Of course, thanks to its mission and brand, Teach for America has been able to draw from a strong recruiting pool. (During the 2008–09 school year, 11 percent of Ivy League seniors applied.) Large, low-income school districts do not get nearly as many candidates per open position, and most of the candidates they do get aren’t nearly as high-caliber. Plus, the extreme hours that Teach for America teachers put in—for two years—are not sustainable for most people over the long term.
But if school systems hired, trained, and rewarded teachers according to the principles Teach for America has identified, then teachers would not need to work so hard. They would be operating in a system designed in a radically different way—designed, that is, for success.

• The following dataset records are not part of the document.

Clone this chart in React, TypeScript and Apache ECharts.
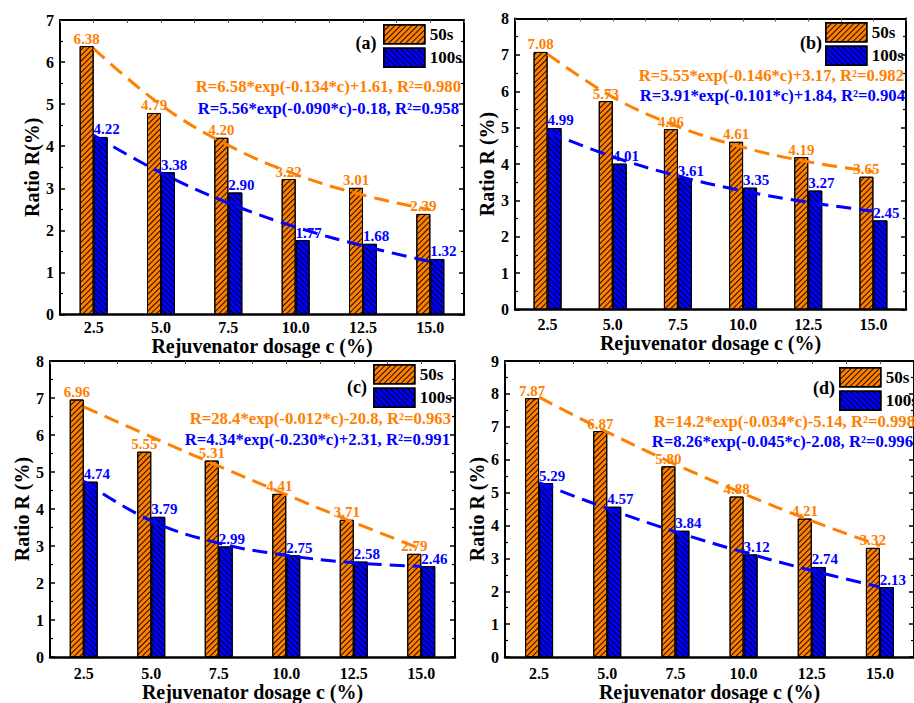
import React, { useEffect, useRef } from "react";
import * as echarts from "echarts";

const categories = ["2.5", "5.0", "7.5", "10.0", "12.5", "15.0"];

const a50 = [6.38, 4.79, 4.2, 3.22, 3.01, 2.39];
const a100 = [4.22, 3.38, 2.9, 1.77, 1.68, 1.32];
const b50 = [7.08, 5.73, 4.96, 4.61, 4.19, 3.65];
const b100 = [4.99, 4.01, 3.61, 3.35, 3.27, 2.45];
const c50 = [6.96, 5.55, 5.31, 4.41, 3.71, 2.79];
const c100 = [4.74, 3.79, 2.99, 2.75, 2.58, 2.46];
const d50 = [7.87, 6.87, 5.8, 4.88, 4.21, 3.32];
const d100 = [5.29, 4.57, 3.84, 3.12, 2.74, 2.13];

// dashed fitted curves, read at each dosage
const aFit50 = [6.32, 4.98, 4.02, 3.33, 2.84, 2.49];
const aFit100 = [4.26, 3.37, 2.65, 2.08, 1.63, 1.26];
const bFit50 = [7.02, 5.84, 5.03, 4.46, 4.06, 3.79];
const bFit100 = [4.88, 4.2, 3.67, 3.26, 2.95, 2.7];
const cFit50 = [6.76, 5.95, 5.16, 4.39, 3.64, 2.92];
const cFit100 = [4.75, 3.68, 3.08, 2.75, 2.55, 2.45];
const dFit50 = [7.9, 6.84, 5.86, 4.97, 4.14, 3.39];
const dFit100 = [5.3, 4.52, 3.81, 3.19, 2.63, 2.13];

const eqA = ["R=6.58*exp(-0.134*c)+1.61, R²=0.980", "R=5.56*exp(-0.090*c)-0.18, R²=0.958"];
const eqB = ["R=5.55*exp(-0.146*c)+3.17, R²=0.982", "R=3.91*exp(-0.101*c)+1.84, R²=0.904"];
const eqC = ["R=28.4*exp(-0.012*c)-20.8, R²=0.963", "R=4.34*exp(-0.230*c)+2.31, R²=0.991"];
const eqD = ["R=14.2*exp(-0.034*c)-5.14, R²=0.998", "R=8.26*exp(-0.045*c)-2.08, R²=0.996"];

const legendNames = ["50s", "100s"];
const panelTags = ["(a)", "(b)", "(c)", "(d)"];
const yNames = ["Ratio R(%)", "Ratio R (%)", "Ratio R (%)", "Ratio R (%)"];
const yMax = [7, 8, 8, 9];
const xName = "Rejuvenator dosage c (%)";

const ORANGE = "#FF8000";
const BLUE = "#0000FF";
const FONT = "'Liberation Serif', 'Times New Roman', serif";

const panels = [
  { bars: [a50, a100], fits: [aFit50, aFit100], eq: eqA, grid: { left: 60, top: 20, width: 404, height: 294.5 }, yGap: 14, xLabelMargin: 5, xGap: 17, legend: { left: 383, top: 24 }, tag: { x: 366, y: 43 }, eqPos: [{ x: 461, y: 86 }, { x: 459, y: 108 }] },
  { bars: [b50, b100], fits: [bFit50, bFit100], eq: eqB, grid: { left: 515, top: 18.5, width: 391, height: 291 }, yGap: 17, xLabelMargin: 7, xGap: 22, legend: { left: 825, top: 22 }, tag: { x: 811, y: 43 }, eqPos: [{ x: 904, y: 75.5 }, { x: 905, y: 95.5 }] },
  { bars: [c50, c100], fits: [cFit50, cFit100], eq: eqC, grid: { left: 50, top: 361, width: 405, height: 300 }, yGap: 17, xLabelMargin: 8, xGap: 24, legend: { left: 373, top: 364 }, tag: { x: 357, y: 387 }, eqPos: [{ x: 451, y: 418 }, { x: 450, y: 439 }] },
  { bars: [d50, d100], fits: [dFit50, dFit100], eq: eqD, grid: { left: 505, top: 361, width: 412, height: 300 }, yGap: 18, xLabelMargin: 8, xGap: 24, legend: { left: 839, top: 367 }, tag: { x: 824, y: 388 }, eqPos: [{ x: 915, y: 421 }, { x: 913, y: 441 }] },
];

function buildOption() {
  const grid: any[] = [];
  const xAxis: any[] = [];
  const yAxis: any[] = [];
  const series: any[] = [];
  const legend: any[] = [];
  const graphic: any[] = [];

  panels.forEach((p, i) => {
    grid.push({ ...p.grid, containLabel: false });
    xAxis.push({
      type: "category",
      gridIndex: i,
      data: categories,
      position: "bottom",
      axisLine: { show: true, lineStyle: { color: "#000", width: 2.5 } },
      axisTick: { show: false },
      axisLabel: { color: "#000", fontFamily: FONT, fontWeight: "bold", fontSize: 16, margin: p.xLabelMargin },
      name: xName,
      nameLocation: "middle",
      nameGap: p.xGap,
      nameTextStyle: { color: "#000", fontFamily: FONT, fontWeight: "bold", fontSize: 20 },
      splitLine: { show: false },
    });
    xAxis.push({
      type: "value",
      gridIndex: i,
      position: "top",
      min: 0,
      max: 12,
      interval: 1,
      axisLine: { show: true, onZero: false, lineStyle: { color: "#000", width: 2 } },
      axisTick: { show: true, inside: true, length: 3, lineStyle: { color: "#555", width: 1 } },
      axisLabel: { show: false },
      splitLine: { show: false },
    });
    const yBase = {
      type: "value",
      gridIndex: i,
      min: 0,
      max: yMax[i],
      interval: 1,
      splitLine: { show: false },
      axisTick: { show: true, inside: true, length: 5, lineStyle: { color: "#000", width: 1.5 } },
      minorTick: { show: true, splitNumber: 2, length: 3, lineStyle: { color: "#000", width: 1.2 } },
      axisLine: { show: true, onZero: false, lineStyle: { color: "#000", width: 2 } },
    };
    yAxis.push({
      ...yBase,
      position: "left",
      axisLabel: { color: "#000", fontFamily: FONT, fontWeight: "bold", fontSize: 16, margin: 6 },
      name: yNames[i],
      nameLocation: "middle",
      nameRotate: 90,
      nameGap: p.yGap,
      nameTextStyle: { color: "#000", fontFamily: FONT, fontWeight: "bold", fontSize: 20 },
    });
    yAxis.push({
      ...yBase,
      position: "right",
      axisLabel: { show: false },
    });

    const colors = [ORANGE, BLUE];
    const rotations = [-Math.PI / 4, Math.PI / 4];
    p.bars.forEach((vals, k) => {
      series.push({
        type: "bar",
        name: legendNames[k],
        xAxisIndex: 2 * i,
        yAxisIndex: 2 * i,
        data: vals,
        barWidth: 14,
        barGap: "0%",
        z: 2,
        itemStyle: {
          color: colors[k],
          borderColor: "#000",
          borderWidth: 1,
          decal: {
            symbol: "rect",
            symbolSize: 1,
            color: "rgba(0,0,0,0.9)",
            dashArrayX: [1, 0],
            dashArrayY: [1, 3],
            rotation: rotations[k],
          },
        },
        label: {
          show: true,
          position: "top",
          distance: 0,
          offset: k === 1 ? [6, 0] : [0, 0],
          formatter: (d: any) => Number(d.value).toFixed(2),
          color: colors[k],
          fontFamily: FONT,
          fontWeight: "bold",
          fontSize: 15,
        },
      });
    });
    p.fits.forEach((vals, k) => {
      series.push({
        type: "line",
        name: "fit" + legendNames[k] + i,
        xAxisIndex: 2 * i,
        yAxisIndex: 2 * i,
        data: vals,
        smooth: 0.4,
        symbol: "none",
        z: 5,
        lineStyle: { color: colors[k], width: 3, type: [15, 8] },
      });
    });

    legend.push({
      left: p.legend.left,
      top: p.legend.top,
      orient: "vertical",
      itemWidth: 41,
      itemHeight: 19,
      itemGap: 3,
      padding: 0,
      icon: "rect",
      selectedMode: false,
      data: legendNames,
      itemStyle: { borderColor: "#000", borderWidth: 1.5 },
      textStyle: { color: "#000", fontFamily: FONT, fontWeight: "bold", fontSize: 17 },
    });

    graphic.push({
      type: "text",
      x: p.tag.x,
      y: p.tag.y,
      style: { text: panelTags[i], fill: "#000", font: `bold 18px ${FONT}`, textAlign: "center", textVerticalAlign: "middle" },
    });
    p.eq.forEach((t, k) => {
      graphic.push({
        type: "text",
        x: p.eqPos[k].x,
        y: p.eqPos[k].y,
        z: 10,
        style: { text: t, fill: colors[k], font: `bold 16.7px ${FONT}`, textAlign: "right", textVerticalAlign: "middle" },
      });
    });
  });

  return { animation: false, backgroundColor: "#fff", grid, xAxis, yAxis, series, legend, graphic };
}

export default function App() {
  const ref = useRef<HTMLDivElement>(null);
  useEffect(() => {
    if (!ref.current) return;
    const chart = echarts.init(ref.current, null, { renderer: "svg" });
    chart.setOption(buildOption() as any);
    return () => chart.dispose();
  }, []);
  return <div ref={ref} style={{ position: "fixed", left: 0, top: 0, width: 914, height: 703 }} />;
}
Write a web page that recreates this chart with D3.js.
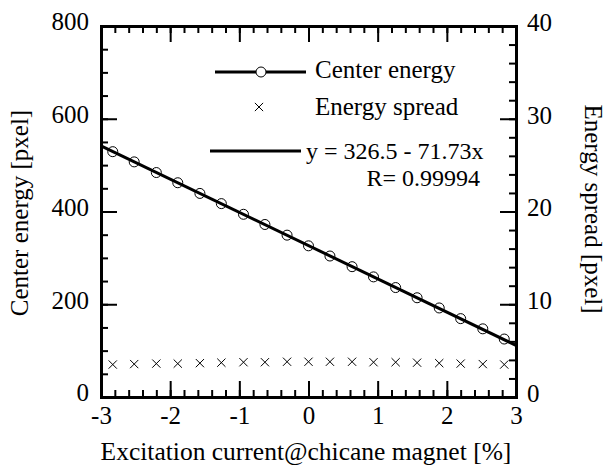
<!DOCTYPE html>
<html>
<head>
<meta charset="utf-8">
<script src="https://cdn.jsdelivr.net/npm/d3@7"></script>
<style>
  body { margin: 0; background: #fff; }
  text { font-family: "Liberation Serif", "Times New Roman", serif; fill: #000; }
</style>
</head>
<body>
<script>
// excitation current [%]
var current = [-2.83, -2.52, -2.20, -1.89, -1.57, -1.26, -0.94, -0.63, -0.31, 0,
               0.31, 0.63, 0.94, 1.26, 1.57, 1.89, 2.20, 2.52, 2.83];
// center energy [pxel] (left axis)
var centerEnergy = [529, 507, 484, 462, 439, 417, 394, 372, 349, 326,
                    304, 281, 259, 236, 214, 192, 169, 147, 125];
// energy spread [pxel] (right axis)
var energySpread = [3.5, 3.55, 3.6, 3.6, 3.65, 3.7, 3.75, 3.75, 3.8, 3.8,
                    3.8, 3.8, 3.75, 3.75, 3.7, 3.65, 3.6, 3.55, 3.5];
// linear fit
var fitA = 326.5, fitB = -71.73;

var xTicks = [-3, -2, -1, 0, 1, 2, 3];
var yLeftTicks = [0, 200, 400, 600, 800];
var yRightTicks = [0, 10, 20, 30, 40];

var margin = {top: 26, right: 90, bottom: 70, left: 101},
    width = 606 - margin.left - margin.right,
    height = 467 - margin.top - margin.bottom;

var x = d3.scaleLinear().domain([-3, 3]).range([0, width]),
    yL = d3.scaleLinear().domain([0, 800]).range([height, 0]),
    yR = d3.scaleLinear().domain([0, 40]).range([height, 0]);

var svg = d3.select("body").append("svg")
    .attr("width", 606)
    .attr("height", 467);

var g = svg.append("g")
    .attr("transform", "translate(" + margin.left + "," + margin.top + ")");

var MAJ = 16, MIN = 7, FS = "25px";
var xMinor = d3.range(-3, 3.001, 0.2).map(function(v) { return +v.toFixed(1); });
var yLMinor = d3.range(0, 801, 50);
var yRMinor = d3.range(0, 41, 2);

function styleAxis(sel) {
  sel.selectAll("path").attr("stroke", "#000").attr("stroke-width", 3);
  sel.selectAll("line").attr("stroke", "#000").attr("stroke-width", 2);
  sel.selectAll("text").style("font-size", FS);
}

// minor ticks
g.append("g").attr("transform", "translate(0," + height + ")")
    .call(d3.axisBottom(x).tickValues(xMinor).tickSize(-MIN).tickFormat(""))
    .call(styleAxis);
g.append("g")
    .call(d3.axisTop(x).tickValues(xMinor).tickSize(-MIN).tickFormat(""))
    .call(styleAxis);
g.append("g")
    .call(d3.axisLeft(yL).tickValues(yLMinor).tickSize(-MIN).tickFormat(""))
    .call(styleAxis);
g.append("g").attr("transform", "translate(" + width + ",0)")
    .call(d3.axisRight(yR).tickValues(yRMinor).tickSize(-MIN).tickFormat(""))
    .call(styleAxis);

// major ticks with labels
var plain = function(d) { return String(d); };
g.append("g").attr("transform", "translate(0," + height + ")")
    .call(d3.axisBottom(x).tickValues(xTicks).tickSizeInner(-MAJ).tickSizeOuter(0).tickPadding(9).tickFormat(plain))
    .call(styleAxis);
g.append("g")
    .call(d3.axisTop(x).tickValues(xTicks).tickSizeInner(-MAJ).tickSizeOuter(0).tickFormat(""))
    .call(styleAxis);
g.append("g")
    .call(d3.axisLeft(yL).tickValues(yLeftTicks).tickSizeInner(-MAJ).tickSizeOuter(0).tickPadding(12).tickFormat(plain))
    .call(styleAxis)
    .selectAll("text").attr("dy", "0.15em");
g.append("g").attr("transform", "translate(" + width + ",0)")
    .call(d3.axisRight(yR).tickValues(yRightTicks).tickSizeInner(-MAJ).tickSizeOuter(0).tickPadding(11).tickFormat(plain))
    .call(styleAxis)
    .selectAll("text").attr("dy", "0.17em");

// fit line
var fitLine = d3.line()
    .x(function(d) { return x(d); })
    .y(function(d) { return yL(fitA + fitB * d); });
g.append("path")
    .datum([-3, 3])
    .attr("d", fitLine)
    .attr("fill", "none")
    .attr("stroke", "#000")
    .attr("stroke-width", 3);

// center energy circles
g.selectAll(".dot")
    .data(current)
  .enter().append("circle")
    .attr("class", "dot")
    .attr("cx", function(d) { return x(d); })
    .attr("cy", function(d, i) { return yL(centerEnergy[i]); })
    .attr("r", 5)
    .attr("fill", "none")
    .attr("stroke", "#000")
    .attr("stroke-width", 1);

// energy spread crosses
var cross = d3.symbol().type(d3.symbolTimes).size(46);
g.selectAll(".cross")
    .data(current)
  .enter().append("path")
    .attr("class", "cross")
    .attr("transform", function(d, i) { return "translate(" + x(d) + "," + yR(energySpread[i]) + ")"; })
    .attr("d", cross)
    .attr("fill", "none")
    .attr("stroke", "#000")
    .attr("stroke-width", 1);

// legend
var lg = svg.append("g");
lg.append("line").attr("x1", 215).attr("x2", 306).attr("y1", 72).attr("y2", 72)
    .attr("stroke", "#000").attr("stroke-width", 3);
lg.append("circle").attr("cx", 261).attr("cy", 72).attr("r", 5)
    .attr("fill", "#fff").attr("stroke", "#000").attr("stroke-width", 1);
lg.append("text").attr("x", 315).attr("y", 77.5).style("font-size", FS).text("Center energy");

lg.append("path").attr("transform", "translate(259,107)").attr("d", cross)
    .attr("fill", "none").attr("stroke", "#000").attr("stroke-width", 1);
lg.append("text").attr("x", 315).attr("y", 115).style("font-size", FS).text("Energy spread");

lg.append("line").attr("x1", 210).attr("x2", 301).attr("y1", 151).attr("y2", 151)
    .attr("stroke", "#000").attr("stroke-width", 3);
lg.append("text").attr("x", 306).attr("y", 159).style("font-size", "24px").text("y = 326.5 - 71.73x");
lg.append("text").attr("x", 480).attr("y", 186).attr("text-anchor", "end")
    .style("font-size", "24px").text("R= 0.99994");

// axis titles
svg.append("text")
    .attr("transform", "translate(27.5,213) rotate(-90)")
    .attr("text-anchor", "middle")
    .style("font-size", FS)
    .text("Center energy [pxel]");
svg.append("text")
    .attr("transform", "translate(585,209) rotate(90)")
    .attr("text-anchor", "middle")
    .style("font-size", FS)
    .text("Energy spread [pxel]");
svg.append("text")
    .attr("x", 306)
    .attr("y", 460)
    .attr("text-anchor", "middle")
    .style("font-size", "25.5px")
    .text("Excitation current@chicane magnet [%]");
</script>
</body>
</html>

This year, D.C. public schools have begun using a new evaluation system for all faculty and staff, from teachers to custodians. Each will receive a score, just like the students, at the end of the year. For teachers whose students take standardized tests, like Mr. Taylor, half their score will be based on how much their students improved. The rest will be based largely on five observation sessions conducted throughout the year by their principal, assistant principal, and a group of master educators. Throughout the year, teachers will receive customized training. At year’s end, teachers who score below a certain threshold could be fired.
The handbook for the new system looks eerily similar to the Teach for America model, which is not a coincidence. The man who designed it, Jason Kamras, is a former Teach for America teacher who taught in a low-income D.C. school for eight years before being chosen by D.C. Schools Chancellor Michelle Rhee to help fix the schools. Rhee is herself a Teach for America alumna, who went on to run the New Teacher Project.